Claims and Verifiable Data

But questions about alignment between messaging and measurable reality do not end there.

On the campaign trail, Laubacher has repeatedly said that 43 percent of households in Colorado’s 4th Congressional District are veteran households. She has made the claim in multiple public settings, including a candidate forum and podcast appearances.

There are roughly 39,000 veterans in the district, according to Census data, making up about 6.5 percent of the population. They’re spread across nearly 300,000 households.
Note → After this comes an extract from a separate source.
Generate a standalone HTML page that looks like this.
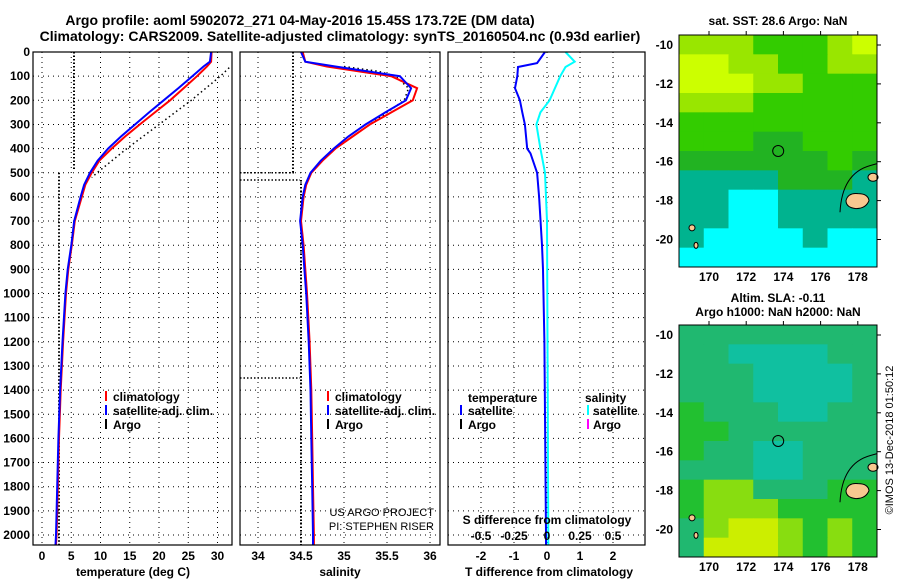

That works out to roughly 13 percent—assuming each veteran lives in a separate household.

The difference is notable, and she has repeated the claim in multiple public settings.

Public Record and Narrative Changes

Public edits to her Wikipedia page also drew attention.

Between June and August 2025, a Wikipedia account called “Nothingbutwordswordswords” made at least seventeen documented attempts to remove verified references to Laubacher’s Republican registration history and her residence outside the district. The same account replaced those details with campaign fundraising language and also edited the page of her primary opponent.

Many of those edits didn’t stick. They were reversed by moderators.

Who was behind the account isn’t known.

The Broader Pattern

Any one of these differences could be explained away on its own. When combined, these elements raise recurring questions across multiple phases of her campaign.

A late party switch after decades in another affiliation. A limited record of participation in elections. Entry into the race before establishing residence in the district. Eligibility that hinges on a one-day change in party scheduling. A fundraising base that extends far beyond the state. And public claims that do not always align with available data.

Whether she makes the ballot through the assembly process is still an open question. If the lawsuit fails, it won’t be settled in court—it will be decided by voters in Colorado’s 4th Congressional District.

RMV reached out to Laubacher’s campaign for comment. An automated response was received, but no direct reply was provided before publication.